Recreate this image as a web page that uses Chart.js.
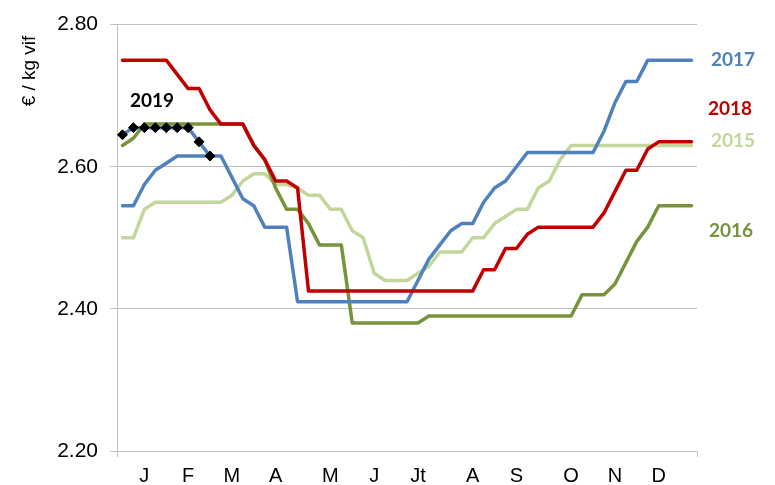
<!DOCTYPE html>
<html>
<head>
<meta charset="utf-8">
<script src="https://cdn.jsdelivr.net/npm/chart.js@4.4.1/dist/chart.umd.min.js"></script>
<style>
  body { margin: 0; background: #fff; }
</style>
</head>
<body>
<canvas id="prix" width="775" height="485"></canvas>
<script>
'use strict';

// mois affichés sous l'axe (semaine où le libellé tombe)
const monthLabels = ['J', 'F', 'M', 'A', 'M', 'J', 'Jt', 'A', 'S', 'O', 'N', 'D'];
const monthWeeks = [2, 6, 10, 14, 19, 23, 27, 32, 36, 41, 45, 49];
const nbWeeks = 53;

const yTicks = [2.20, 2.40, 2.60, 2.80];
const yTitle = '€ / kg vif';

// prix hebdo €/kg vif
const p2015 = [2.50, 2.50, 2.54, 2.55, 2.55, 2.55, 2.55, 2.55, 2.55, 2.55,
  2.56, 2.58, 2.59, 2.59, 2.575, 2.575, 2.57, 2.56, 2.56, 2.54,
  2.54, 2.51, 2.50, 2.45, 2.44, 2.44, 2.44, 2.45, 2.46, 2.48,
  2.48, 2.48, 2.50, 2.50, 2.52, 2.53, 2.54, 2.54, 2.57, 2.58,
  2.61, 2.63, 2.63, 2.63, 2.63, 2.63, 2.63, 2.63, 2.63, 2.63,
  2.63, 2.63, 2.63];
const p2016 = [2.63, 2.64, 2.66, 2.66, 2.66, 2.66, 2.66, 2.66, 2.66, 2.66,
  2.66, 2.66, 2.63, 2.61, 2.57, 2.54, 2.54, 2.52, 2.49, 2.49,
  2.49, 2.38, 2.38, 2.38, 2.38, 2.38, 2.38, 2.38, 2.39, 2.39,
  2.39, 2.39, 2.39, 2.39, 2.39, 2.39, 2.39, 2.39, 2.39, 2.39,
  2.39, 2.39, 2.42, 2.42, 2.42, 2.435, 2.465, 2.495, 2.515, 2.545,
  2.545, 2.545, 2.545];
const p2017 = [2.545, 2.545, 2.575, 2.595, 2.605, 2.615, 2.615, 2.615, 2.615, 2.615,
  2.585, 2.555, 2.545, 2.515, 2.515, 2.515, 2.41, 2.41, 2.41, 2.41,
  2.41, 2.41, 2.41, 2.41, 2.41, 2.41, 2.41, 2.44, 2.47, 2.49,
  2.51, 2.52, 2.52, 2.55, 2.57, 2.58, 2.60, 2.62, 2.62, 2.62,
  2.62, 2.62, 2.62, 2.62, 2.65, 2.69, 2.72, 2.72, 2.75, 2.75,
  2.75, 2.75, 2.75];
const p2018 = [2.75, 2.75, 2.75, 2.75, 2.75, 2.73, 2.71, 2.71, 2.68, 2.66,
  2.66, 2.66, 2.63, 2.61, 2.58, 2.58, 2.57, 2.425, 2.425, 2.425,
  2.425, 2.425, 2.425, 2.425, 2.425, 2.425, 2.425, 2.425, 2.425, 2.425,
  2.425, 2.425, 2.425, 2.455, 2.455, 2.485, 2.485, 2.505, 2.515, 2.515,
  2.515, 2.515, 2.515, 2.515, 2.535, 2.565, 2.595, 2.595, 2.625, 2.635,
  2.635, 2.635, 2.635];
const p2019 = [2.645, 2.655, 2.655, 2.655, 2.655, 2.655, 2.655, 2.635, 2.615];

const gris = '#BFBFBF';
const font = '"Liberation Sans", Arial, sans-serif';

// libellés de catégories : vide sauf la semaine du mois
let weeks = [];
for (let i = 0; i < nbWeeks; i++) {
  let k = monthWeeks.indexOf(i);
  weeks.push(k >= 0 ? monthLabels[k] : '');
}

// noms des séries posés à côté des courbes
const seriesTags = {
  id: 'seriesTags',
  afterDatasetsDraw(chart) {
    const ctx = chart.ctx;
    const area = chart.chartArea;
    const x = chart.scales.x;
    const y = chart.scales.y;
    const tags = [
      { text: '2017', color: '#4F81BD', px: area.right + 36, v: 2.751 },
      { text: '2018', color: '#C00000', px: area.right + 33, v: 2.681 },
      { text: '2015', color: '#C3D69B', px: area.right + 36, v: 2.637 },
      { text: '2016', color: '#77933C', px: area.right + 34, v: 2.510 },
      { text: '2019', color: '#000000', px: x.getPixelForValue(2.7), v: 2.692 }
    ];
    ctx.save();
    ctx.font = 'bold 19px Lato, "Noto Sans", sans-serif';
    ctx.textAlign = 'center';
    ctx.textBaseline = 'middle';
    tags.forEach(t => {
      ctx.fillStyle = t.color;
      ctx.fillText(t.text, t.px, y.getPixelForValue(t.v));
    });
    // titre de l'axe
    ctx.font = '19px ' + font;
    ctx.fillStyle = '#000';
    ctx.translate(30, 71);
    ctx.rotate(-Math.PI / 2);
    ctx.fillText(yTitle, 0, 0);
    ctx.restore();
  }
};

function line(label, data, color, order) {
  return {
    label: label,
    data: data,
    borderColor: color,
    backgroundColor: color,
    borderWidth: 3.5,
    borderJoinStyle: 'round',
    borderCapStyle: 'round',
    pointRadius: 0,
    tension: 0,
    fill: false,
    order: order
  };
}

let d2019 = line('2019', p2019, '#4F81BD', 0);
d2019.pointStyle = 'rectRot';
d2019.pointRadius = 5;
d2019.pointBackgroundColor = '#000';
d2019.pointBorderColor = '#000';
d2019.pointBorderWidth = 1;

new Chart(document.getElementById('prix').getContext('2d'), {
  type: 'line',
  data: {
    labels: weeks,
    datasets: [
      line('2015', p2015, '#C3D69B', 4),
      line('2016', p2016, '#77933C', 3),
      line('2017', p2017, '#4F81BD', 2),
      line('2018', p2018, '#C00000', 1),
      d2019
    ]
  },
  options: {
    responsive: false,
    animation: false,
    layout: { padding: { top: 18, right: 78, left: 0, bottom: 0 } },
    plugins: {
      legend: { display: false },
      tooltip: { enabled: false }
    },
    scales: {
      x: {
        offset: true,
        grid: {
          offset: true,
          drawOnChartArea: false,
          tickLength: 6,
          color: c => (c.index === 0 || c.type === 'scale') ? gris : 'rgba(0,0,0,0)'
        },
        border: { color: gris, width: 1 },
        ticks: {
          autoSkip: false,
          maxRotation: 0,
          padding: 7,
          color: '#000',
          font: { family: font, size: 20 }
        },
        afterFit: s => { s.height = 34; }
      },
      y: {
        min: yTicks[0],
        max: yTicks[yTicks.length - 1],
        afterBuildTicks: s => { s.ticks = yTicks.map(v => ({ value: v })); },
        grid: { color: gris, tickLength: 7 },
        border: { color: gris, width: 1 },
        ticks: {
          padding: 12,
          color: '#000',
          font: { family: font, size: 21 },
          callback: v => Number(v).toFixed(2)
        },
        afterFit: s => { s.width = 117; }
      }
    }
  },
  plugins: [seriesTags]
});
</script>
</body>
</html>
----------
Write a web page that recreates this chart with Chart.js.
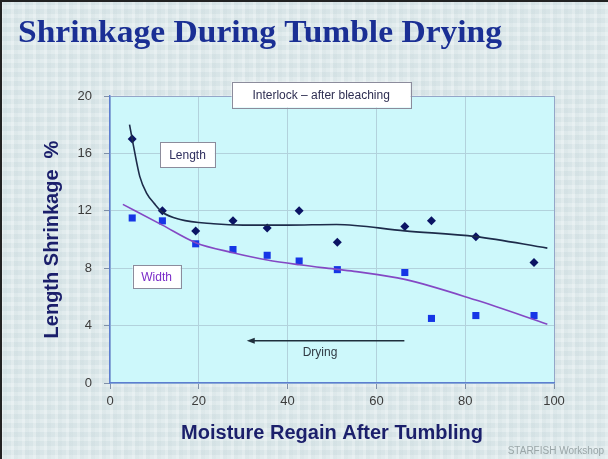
----------
- **What the task requires**: From the line that has "Recreate this image" through the line that has "const yTitle = '€ / kg vif';", reproduce each line exactly as it stands and nothing else; do not include any pictures.

- **Result of this task**:
Recreate this image as a web page that uses Chart.js.
<!DOCTYPE html>
<html>
<head>
<meta charset="utf-8">
<script src="https://cdn.jsdelivr.net/npm/chart.js@4.4.1/dist/chart.umd.min.js"></script>
<style>
  body { margin: 0; background: #fff; }
</style>
</head>
<body>
<canvas id="prix" width="775" height="485"></canvas>
<script>
'use strict';

// mois affichés sous l'axe (semaine où le libellé tombe)
const monthLabels = ['J', 'F', 'M', 'A', 'M', 'J', 'Jt', 'A', 'S', 'O', 'N', 'D'];
const monthWeeks = [2, 6, 10, 14, 19, 23, 27, 32, 36, 41, 45, 49];
const nbWeeks = 53;

const yTicks = [2.20, 2.40, 2.60, 2.80];
const yTitle = '€ / kg vif';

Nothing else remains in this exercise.